* [Problem to work on] For every line in the data below that contains "chart", copy the line.

* [Material provided]
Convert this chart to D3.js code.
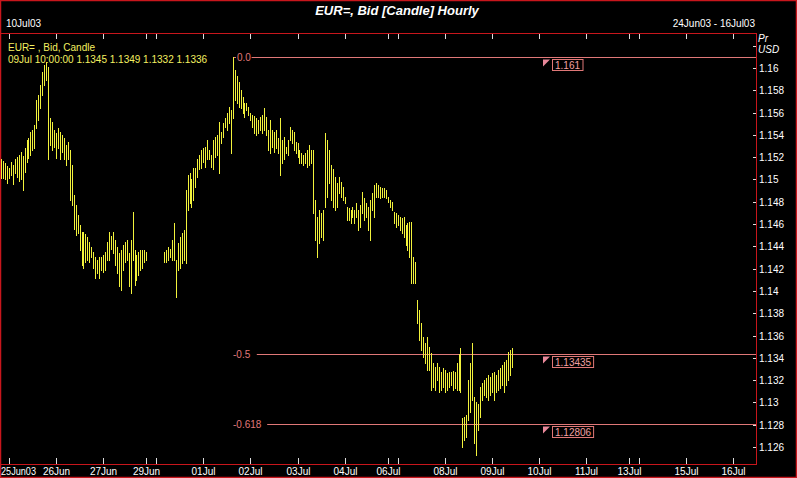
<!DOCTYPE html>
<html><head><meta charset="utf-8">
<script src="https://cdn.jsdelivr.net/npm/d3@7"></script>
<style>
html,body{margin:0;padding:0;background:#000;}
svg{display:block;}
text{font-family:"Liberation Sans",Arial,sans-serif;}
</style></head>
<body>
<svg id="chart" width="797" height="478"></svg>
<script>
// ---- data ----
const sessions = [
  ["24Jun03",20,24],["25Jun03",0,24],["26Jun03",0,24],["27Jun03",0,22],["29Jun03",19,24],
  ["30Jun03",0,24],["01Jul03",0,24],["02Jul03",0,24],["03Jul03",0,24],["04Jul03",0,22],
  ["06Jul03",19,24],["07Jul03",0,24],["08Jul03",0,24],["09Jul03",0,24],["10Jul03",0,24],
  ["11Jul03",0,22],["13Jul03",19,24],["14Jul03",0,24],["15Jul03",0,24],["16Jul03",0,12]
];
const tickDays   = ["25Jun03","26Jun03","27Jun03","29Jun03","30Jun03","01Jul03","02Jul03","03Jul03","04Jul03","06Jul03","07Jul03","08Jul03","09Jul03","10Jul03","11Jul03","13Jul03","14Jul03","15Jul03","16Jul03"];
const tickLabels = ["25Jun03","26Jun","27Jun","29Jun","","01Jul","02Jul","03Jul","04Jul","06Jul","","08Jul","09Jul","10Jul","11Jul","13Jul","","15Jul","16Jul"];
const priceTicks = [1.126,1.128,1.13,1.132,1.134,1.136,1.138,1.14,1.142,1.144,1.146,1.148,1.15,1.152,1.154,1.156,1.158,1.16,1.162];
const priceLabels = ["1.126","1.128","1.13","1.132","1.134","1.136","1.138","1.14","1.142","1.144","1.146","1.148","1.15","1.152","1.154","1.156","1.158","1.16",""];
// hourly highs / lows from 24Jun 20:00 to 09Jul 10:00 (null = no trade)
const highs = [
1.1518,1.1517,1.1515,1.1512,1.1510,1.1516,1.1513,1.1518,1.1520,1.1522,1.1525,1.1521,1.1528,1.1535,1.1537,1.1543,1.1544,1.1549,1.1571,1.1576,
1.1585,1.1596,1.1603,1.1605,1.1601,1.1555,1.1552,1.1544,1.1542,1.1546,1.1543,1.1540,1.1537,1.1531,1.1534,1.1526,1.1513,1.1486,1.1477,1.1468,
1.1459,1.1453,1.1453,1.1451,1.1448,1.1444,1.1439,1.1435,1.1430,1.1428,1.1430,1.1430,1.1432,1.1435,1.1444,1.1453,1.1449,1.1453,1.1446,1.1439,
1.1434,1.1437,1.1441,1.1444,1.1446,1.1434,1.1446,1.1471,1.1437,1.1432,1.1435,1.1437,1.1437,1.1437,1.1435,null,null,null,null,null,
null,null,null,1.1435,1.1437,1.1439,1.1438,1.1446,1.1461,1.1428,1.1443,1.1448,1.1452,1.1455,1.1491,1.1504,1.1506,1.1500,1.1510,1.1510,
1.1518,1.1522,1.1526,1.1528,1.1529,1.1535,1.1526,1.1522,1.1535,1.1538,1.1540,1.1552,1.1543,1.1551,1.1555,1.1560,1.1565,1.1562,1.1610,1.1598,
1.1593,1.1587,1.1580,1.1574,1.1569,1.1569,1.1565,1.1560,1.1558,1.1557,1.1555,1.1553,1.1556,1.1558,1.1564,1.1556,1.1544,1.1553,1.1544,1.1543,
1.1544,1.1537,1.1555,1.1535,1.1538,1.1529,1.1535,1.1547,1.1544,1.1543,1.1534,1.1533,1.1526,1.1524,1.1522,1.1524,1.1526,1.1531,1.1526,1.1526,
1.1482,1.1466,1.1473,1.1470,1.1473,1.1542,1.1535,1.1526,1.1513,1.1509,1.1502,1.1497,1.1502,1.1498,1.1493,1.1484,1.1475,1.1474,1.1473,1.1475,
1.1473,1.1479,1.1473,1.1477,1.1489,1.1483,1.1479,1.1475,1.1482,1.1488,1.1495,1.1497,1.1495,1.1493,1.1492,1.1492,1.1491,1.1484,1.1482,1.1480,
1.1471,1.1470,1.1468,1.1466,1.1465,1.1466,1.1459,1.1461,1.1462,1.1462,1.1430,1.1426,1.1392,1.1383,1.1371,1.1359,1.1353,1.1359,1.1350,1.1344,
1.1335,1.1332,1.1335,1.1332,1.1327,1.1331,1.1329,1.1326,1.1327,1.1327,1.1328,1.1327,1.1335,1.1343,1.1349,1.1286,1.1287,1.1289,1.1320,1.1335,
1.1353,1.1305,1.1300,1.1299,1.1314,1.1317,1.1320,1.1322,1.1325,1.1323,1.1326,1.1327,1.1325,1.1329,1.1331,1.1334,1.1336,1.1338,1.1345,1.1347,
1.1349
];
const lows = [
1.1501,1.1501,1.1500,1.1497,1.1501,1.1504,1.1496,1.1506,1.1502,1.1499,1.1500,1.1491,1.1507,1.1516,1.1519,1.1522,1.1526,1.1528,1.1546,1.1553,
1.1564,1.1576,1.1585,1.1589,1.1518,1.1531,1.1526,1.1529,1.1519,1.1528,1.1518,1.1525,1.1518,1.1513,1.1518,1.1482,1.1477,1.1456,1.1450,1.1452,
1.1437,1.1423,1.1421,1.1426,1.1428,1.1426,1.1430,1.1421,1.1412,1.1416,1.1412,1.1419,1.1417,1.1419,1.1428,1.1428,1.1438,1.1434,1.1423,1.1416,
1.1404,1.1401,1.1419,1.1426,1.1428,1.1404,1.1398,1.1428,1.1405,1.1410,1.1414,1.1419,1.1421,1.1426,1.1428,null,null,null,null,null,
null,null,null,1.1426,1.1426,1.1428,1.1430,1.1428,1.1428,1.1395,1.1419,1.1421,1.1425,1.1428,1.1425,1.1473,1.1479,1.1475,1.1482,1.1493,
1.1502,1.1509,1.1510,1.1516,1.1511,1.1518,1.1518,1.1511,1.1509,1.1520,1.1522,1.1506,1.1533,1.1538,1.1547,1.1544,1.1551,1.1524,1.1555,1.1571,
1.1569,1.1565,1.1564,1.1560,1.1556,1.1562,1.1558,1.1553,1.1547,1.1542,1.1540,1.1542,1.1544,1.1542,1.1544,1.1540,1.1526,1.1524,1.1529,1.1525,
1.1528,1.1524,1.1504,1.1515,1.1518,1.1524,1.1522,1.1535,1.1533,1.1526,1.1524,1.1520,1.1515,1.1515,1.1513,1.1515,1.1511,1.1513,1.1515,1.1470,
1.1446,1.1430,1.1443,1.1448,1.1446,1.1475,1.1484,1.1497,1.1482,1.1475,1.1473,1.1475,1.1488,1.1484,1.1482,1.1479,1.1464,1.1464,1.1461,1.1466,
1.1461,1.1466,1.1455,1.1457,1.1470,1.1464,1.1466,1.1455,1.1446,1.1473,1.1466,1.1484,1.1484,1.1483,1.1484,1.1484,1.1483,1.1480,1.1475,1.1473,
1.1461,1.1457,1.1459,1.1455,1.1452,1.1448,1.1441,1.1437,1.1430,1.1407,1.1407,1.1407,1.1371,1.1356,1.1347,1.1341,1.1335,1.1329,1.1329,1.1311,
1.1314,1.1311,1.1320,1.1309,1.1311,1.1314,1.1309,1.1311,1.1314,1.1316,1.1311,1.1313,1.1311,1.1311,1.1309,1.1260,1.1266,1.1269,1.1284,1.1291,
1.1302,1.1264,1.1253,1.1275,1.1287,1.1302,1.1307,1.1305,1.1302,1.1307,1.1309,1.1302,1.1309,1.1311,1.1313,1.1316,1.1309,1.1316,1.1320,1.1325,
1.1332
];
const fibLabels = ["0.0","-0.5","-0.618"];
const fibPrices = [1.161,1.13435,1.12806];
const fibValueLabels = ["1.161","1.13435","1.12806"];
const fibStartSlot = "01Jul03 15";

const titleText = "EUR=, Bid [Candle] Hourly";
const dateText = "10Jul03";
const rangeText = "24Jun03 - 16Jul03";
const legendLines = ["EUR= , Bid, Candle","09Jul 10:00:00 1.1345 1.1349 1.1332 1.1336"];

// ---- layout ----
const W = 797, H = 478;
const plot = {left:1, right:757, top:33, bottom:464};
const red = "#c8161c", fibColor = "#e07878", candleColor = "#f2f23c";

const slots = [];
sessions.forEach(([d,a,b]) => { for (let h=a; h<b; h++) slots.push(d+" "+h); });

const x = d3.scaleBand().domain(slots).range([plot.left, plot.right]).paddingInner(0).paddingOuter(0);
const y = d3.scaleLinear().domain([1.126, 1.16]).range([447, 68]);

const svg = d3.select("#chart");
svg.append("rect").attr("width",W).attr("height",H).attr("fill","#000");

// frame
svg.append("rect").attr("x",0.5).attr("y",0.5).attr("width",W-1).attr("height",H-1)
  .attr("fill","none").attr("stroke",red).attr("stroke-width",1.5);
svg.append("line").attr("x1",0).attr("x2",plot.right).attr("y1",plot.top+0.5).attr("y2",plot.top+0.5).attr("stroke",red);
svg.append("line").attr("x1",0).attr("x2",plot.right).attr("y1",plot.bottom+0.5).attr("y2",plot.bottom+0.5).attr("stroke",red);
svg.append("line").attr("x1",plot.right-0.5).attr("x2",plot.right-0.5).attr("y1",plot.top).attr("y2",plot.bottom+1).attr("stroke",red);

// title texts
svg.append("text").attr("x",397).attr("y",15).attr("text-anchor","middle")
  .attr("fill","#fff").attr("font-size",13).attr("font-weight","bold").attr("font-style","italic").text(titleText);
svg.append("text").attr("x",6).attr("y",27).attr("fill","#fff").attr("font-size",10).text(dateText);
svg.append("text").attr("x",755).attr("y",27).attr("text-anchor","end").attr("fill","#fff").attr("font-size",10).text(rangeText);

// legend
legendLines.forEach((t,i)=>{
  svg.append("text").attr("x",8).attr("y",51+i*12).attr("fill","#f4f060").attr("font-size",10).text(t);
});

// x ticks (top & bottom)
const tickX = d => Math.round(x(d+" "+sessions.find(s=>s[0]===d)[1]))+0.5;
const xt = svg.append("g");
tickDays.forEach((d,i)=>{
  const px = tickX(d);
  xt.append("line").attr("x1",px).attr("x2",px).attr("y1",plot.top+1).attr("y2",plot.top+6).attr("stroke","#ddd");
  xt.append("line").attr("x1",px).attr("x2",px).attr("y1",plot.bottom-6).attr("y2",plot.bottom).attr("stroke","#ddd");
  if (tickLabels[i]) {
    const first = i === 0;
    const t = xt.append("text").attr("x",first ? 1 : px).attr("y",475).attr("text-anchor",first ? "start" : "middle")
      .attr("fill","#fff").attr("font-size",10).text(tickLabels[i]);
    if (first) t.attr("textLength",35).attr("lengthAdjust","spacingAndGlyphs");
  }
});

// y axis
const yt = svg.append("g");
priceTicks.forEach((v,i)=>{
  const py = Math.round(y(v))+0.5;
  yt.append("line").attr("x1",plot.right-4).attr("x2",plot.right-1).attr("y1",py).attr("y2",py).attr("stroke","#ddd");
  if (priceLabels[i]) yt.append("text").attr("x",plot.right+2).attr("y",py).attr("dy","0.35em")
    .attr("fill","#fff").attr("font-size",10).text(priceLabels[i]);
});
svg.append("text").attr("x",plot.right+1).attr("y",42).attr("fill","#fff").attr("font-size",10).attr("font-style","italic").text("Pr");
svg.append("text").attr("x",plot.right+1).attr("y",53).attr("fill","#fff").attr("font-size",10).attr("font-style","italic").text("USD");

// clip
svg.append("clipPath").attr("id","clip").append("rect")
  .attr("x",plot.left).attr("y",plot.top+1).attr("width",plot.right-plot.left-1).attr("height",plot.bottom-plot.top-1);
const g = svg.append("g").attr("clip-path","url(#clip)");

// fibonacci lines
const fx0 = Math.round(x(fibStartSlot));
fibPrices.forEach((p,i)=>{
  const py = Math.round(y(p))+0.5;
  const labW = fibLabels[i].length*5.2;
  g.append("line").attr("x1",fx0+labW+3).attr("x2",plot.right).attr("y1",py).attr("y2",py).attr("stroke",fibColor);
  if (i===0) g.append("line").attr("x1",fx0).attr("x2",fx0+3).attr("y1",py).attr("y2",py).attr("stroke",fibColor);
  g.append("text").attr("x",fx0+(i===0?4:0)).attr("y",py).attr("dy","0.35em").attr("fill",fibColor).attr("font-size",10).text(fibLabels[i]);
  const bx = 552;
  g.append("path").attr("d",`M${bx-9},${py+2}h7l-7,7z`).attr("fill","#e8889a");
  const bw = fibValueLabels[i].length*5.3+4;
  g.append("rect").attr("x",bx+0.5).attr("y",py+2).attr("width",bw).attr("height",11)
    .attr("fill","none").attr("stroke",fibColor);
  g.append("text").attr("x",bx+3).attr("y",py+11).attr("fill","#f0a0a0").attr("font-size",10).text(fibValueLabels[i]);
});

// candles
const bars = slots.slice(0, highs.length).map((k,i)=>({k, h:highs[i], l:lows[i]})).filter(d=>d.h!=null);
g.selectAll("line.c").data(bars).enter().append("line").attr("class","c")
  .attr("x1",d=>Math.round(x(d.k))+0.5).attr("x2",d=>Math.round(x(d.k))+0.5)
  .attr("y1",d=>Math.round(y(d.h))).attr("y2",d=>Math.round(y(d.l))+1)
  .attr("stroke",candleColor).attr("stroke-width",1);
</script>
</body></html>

* [Output for this task]
Convert this chart to D3.js code.
<svg id="chart" width="797" height="478"></svg>
const svg = d3.select("#chart");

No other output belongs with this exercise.